Celebración del triunfo del Apruebo. Imagen de Rodrigo Garrido / Reuters

El último año Chile se ha hecho notar a nivel internacional por la gran convicción de su población en querer cambiar las cosas. El país que alguna vez fue llamado «el jaguar de Latinoamérica», dio un zarpazo a los poderes fácticos y dio cuenta de quién o, mejor dicho, quiénes eran ese animal salvaje e indómito: la gente.

Y con gente hablo de la persona común y corriente, de quien corre tras el bus para llegar a tiempo a su trabajo de salario mínimo, de la mujer que cría sola a sus hijos, de jóvenes que recorren la ciudad entera por recibir una educación que no les asegura nada, de gente mayor que tras una vida de esfuerzo muere en la más absoluta pobreza, de enfermas y enfermos que se resignan ante el diagnóstico.

Aunque ha sido un proceso que venía cocinándose hace más de 10 años (comenzando con la «Revolución pingüina», la huelga nacional de secundarios en 2006), el hecho es que un día, solo un día, fue suficiente para que todas esas personas cambiaran el estatus de víctimas a vencedoras.

El 18 de octubre de 2019 significó el quiebre de un paradigma psicosocial que pesaba sobre los hombros del país. Es tan fuerte como que, a mis 35 años, por primera vez oí plantear en la discusión la palabra dignidad.

Parecía obvio, pero no. Chile era un país de sobrevivencia, y atravesábamos los días cumpliendo un verdadero pacto de silencio que nos impuso el proceso de transición a la democracia. «¿Qué sacas con quejarte?», «preocúpate de lo tuyo», «podrías estar peor» eran pensamientos totalmente asimilados por todas y todos, y ese día en que cientos de secundarios saltaron las barreras del Metro, ese día, entendimos el daño que nos habíamos causado. Entendimos que sí teníamos derecho a soñar.

A un año de aquel suceso, y a pesar de la Pandemia, el país entero renovó sus votos con la esperanza. Cambiar la Constitución escrita en dictadura tiene un peso tan grande como el de cortar la soga que llevas al cuello. Porque una generación votó que NO a Pinochet, pero sus preceptos seguían dominando, y el dolor de todas esas personas que no vieron regresar a sus seres querido era un cáncer que nos estaba matando.

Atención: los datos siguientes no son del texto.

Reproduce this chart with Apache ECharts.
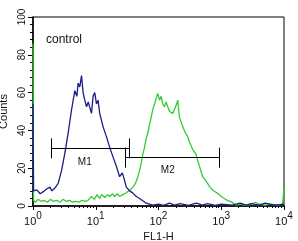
<!DOCTYPE html>
<html><head><meta charset="utf-8">
<script src="https://cdn.jsdelivr.net/npm/echarts@6/dist/echarts.min.js"></script>
<style>html,body{margin:0;padding:0;background:#fff}#c{width:298px;height:241px}</style>
</head><body><div id="c"></div>
<script>
const xTicks = [1, 10, 100, 1000, 10000];
const yTicks = [0, 20, 40, 60, 80, 100];
const blue = [[1.0,54],[1.02,8],[1.15,8.5],[1.3,6.5],[1.46,7.6],[1.65,9],[1.86,10],[2.0,8],[2.23,9.5],[2.52,12],[2.86,19],[3.22,28],[3.63,38.6],[4.11,50.8],[4.64,61],[5.0,58],[5.24,65],[5.57,63],[5.93,69],[6.29,60],[6.69,56],[7.12,52.5],[7.6,55],[8.03,56],[8.55,49],[9.06,58],[9.64,60],[10.26,54],[10.88,56],[11.57,49],[13.06,42],[14.79,36.7],[16.68,31],[18.83,26],[21.3,21],[24.0,15.5],[26.5,17.5],[28,15],[30.7,10],[34.7,8],[39.1,6.8],[44.3,5],[49.9,4],[63.8,1.5],[80.3,0.5],[100,1],[120,0.3],[150,1.5],[180,0.5],[220,1.2],[300,0.3],[400,1.5],[500,0.5],[600,1.2],[800,0.3],[1000,1],[1500,0.5],[2000,1.5],[2500,0.5],[3000,1.2],[4000,0.5],[5000,1.5],[7000,0.5],[10000,1]];
const green = [[1.0,86],[1.02,3],[1.1,2],[1.2,3.5],[1.35,2.5],[1.5,3],[1.7,2],[1.9,3.5],[2.1,2.5],[2.4,3],[2.7,2],[3.0,3.5],[3.4,2.5],[3.8,3],[4.3,2],[4.8,2.5],[5.4,2],[6.0,3],[6.8,2.5],[7.5,3],[8.5,5],[9.5,3.5],[10.5,6],[11.5,4],[12.5,6],[14,4.5],[15.5,6],[16.7,5],[18.5,6.5],[20,5],[22,6.5],[24,5],[27,6],[30.7,7],[35,8.5],[39.1,10],[43,12],[46.9,15.5],[50,19],[53.1,22.7],[56,27],[59.9,31],[63,35],[67.6,38.6],[72,43],[76.6,47],[81,51],[86.4,54],[92,57],[97.5,59.6],[103.7,56],[110.4,58],[117,54],[124.5,52.5],[132,55],[140.6,54],[150,50],[159,51],[168,49],[179.5,51],[190,53],[202.5,56],[215.5,47],[243,42],[265,39],[291.7,36.7],[310,34],[330,33],[350,30],[372.6,29.6],[400,27],[420.7,24],[460,20],[505,15.5],[550,14],[606,12],[660,10],[727,8.5],[800,7.5],[873,6.7],[1000,5],[1116,4],[1250,3],[1426,2.3],[1711,0.5],[2000,1],[2500,0.3],[3000,1],[3500,2],[4000,1],[5000,0.5],[6000,1],[8000,0.5],[9500,1],[10000,10]];
const gates = [
  {name:'M1', from:1.93, to:33.8, level:30.5, half:5.3, labelX:6.69, labelY:23.4},
  {name:'M2', from:29.9, to:929, level:25.6, half:5.3, labelX:140.6, labelY:18.7}
];
const markData = [];
const labelData = [];
gates.forEach(g => {
  markData.push([{coord:[g.from,g.level]},{coord:[g.to,g.level]}]);
  markData.push([{coord:[g.from,g.level-g.half]},{coord:[g.from,g.level+g.half]}]);
  markData.push([{coord:[g.to,g.level-g.half]},{coord:[g.to,g.level+g.half]}]);
  labelData.push({coord:[g.labelX,g.labelY], value:g.name});
});
const chart = echarts.init(document.getElementById('c'), null, {renderer:'canvas'});
const font = 'Liberation Sans, Arial, sans-serif';
chart.setOption({
  animation:false,
  backgroundColor:'#fff',
  textStyle:{fontFamily:font},
  graphic:[{type:'text', left:46, top:34, style:{text:'control', font:'12px Liberation Sans, Arial', fill:'#111'}}],
  grid:{left:33, right:14, top:17, bottom:35, containLabel:false, outerBoundsMode:'none', show:true, borderColor:'#000', borderWidth:1, backgroundColor:'transparent'},
  xAxis:{type:'log', min:xTicks[0], max:xTicks[xTicks.length-1], logBase:10,
    name:'FL1-H', nameLocation:'middle', nameGap:22, nameTextStyle:{fontSize:11, color:'#111', fontFamily:font},
    axisLine:{lineStyle:{color:'#000', width:1.5}},
    axisTick:{show:true, length:4, lineStyle:{color:'#000'}},
    minorTick:{show:true, length:2, splitNumber:10, lineStyle:{color:'#000'}},
    splitLine:{show:false},
    axisLabel:{margin:4, color:'#111', formatter:v => '{b|10}{s|' + Math.round(Math.log10(v)) + '}',
      rich:{b:{fontSize:11, fontFamily:font, color:'#111', padding:[6,0,0,0]}, s:{fontSize:10, fontFamily:font, color:'#111', padding:[0,0,4,0]}}}
  },
  yAxis:{type:'value', min:yTicks[0], max:yTicks[yTicks.length-1], interval:20,
    name:'Counts', nameLocation:'middle', nameGap:24, nameTextStyle:{fontSize:11, color:'#111', fontFamily:font},
    axisLine:{show:true, lineStyle:{color:'#000', width:1.5}},
    axisTick:{show:true, length:5, lineStyle:{color:'#000'}},
    minorTick:{show:true, length:3, splitNumber:5, lineStyle:{color:'#000'}},
    splitLine:{show:false},
    axisLabel:{rotate:90, margin:6, fontSize:10, color:'#111', fontFamily:font}
  },
  series:[
    {type:'line', data:green, showSymbol:false, symbol:'none', clip:false, lineStyle:{color:'#33cc33', width:1.3}, z:2},
    {type:'line', data:blue, showSymbol:false, symbol:'none', clip:false, lineStyle:{color:'#1c1c88', width:1.3}, z:3,
      markLine:{silent:true, symbol:['none','none'], label:{show:false}, lineStyle:{color:'#000', width:1, type:'solid'}, data:markData},
      markPoint:{symbol:'circle', symbolSize:0, label:{show:true, position:'inside', formatter:p=>p.value, fontSize:10, color:'#111', fontFamily:font}, data:labelData}
    }
  ]
});
</script></body></html>
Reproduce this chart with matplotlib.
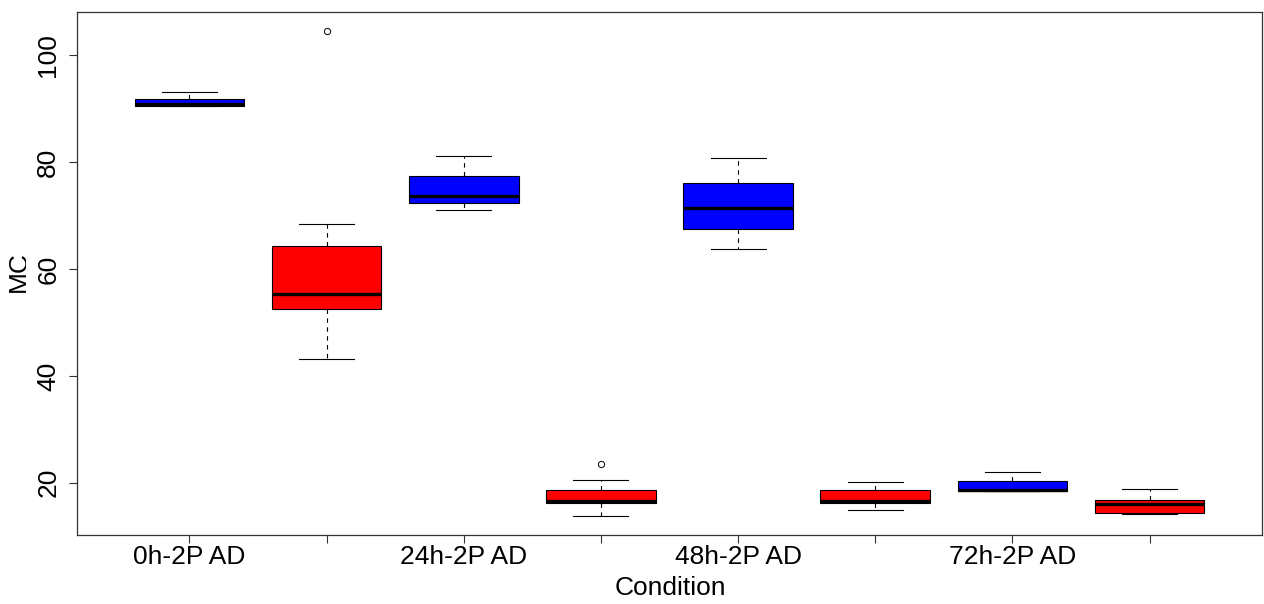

Entonces, quien no comprenda por qué el plebiscito tuvo tal participación ciudadana, o por qué surge un número tan impactante como 78%, no sabe lo que es vivir sin expectativas. Quien no comprenda que millones de personas hayan desafiado la pandemia alrededor del mundo entero por decir «Apruebo», no sabe lo que es sentirse indigno.

Esta reivindicación la hemos visto antes en la historia; por eso, antes de alabar el ejercicio ciudadano de Chile, invito a hacer memoria. Antes de ensordecernos con los aplausos, invito a pensar. Chile hoy está representando un sentir que no tiene fronteras. Porque los seres humanos existimos para crear y soñar, y sin esas opciones estamos mutilados.

Más allá de sus consecuencias políticas, el valor del movimiento chileno es la reconexión y reivindicación de grupos invisibilizados. Es cómo estas personas se sintieron importantes por primera vez en sus vidas, se vieron y se cuidaron las unas a las otras. El problema no era económico, sino la falta de valor, respeto y reconocimiento.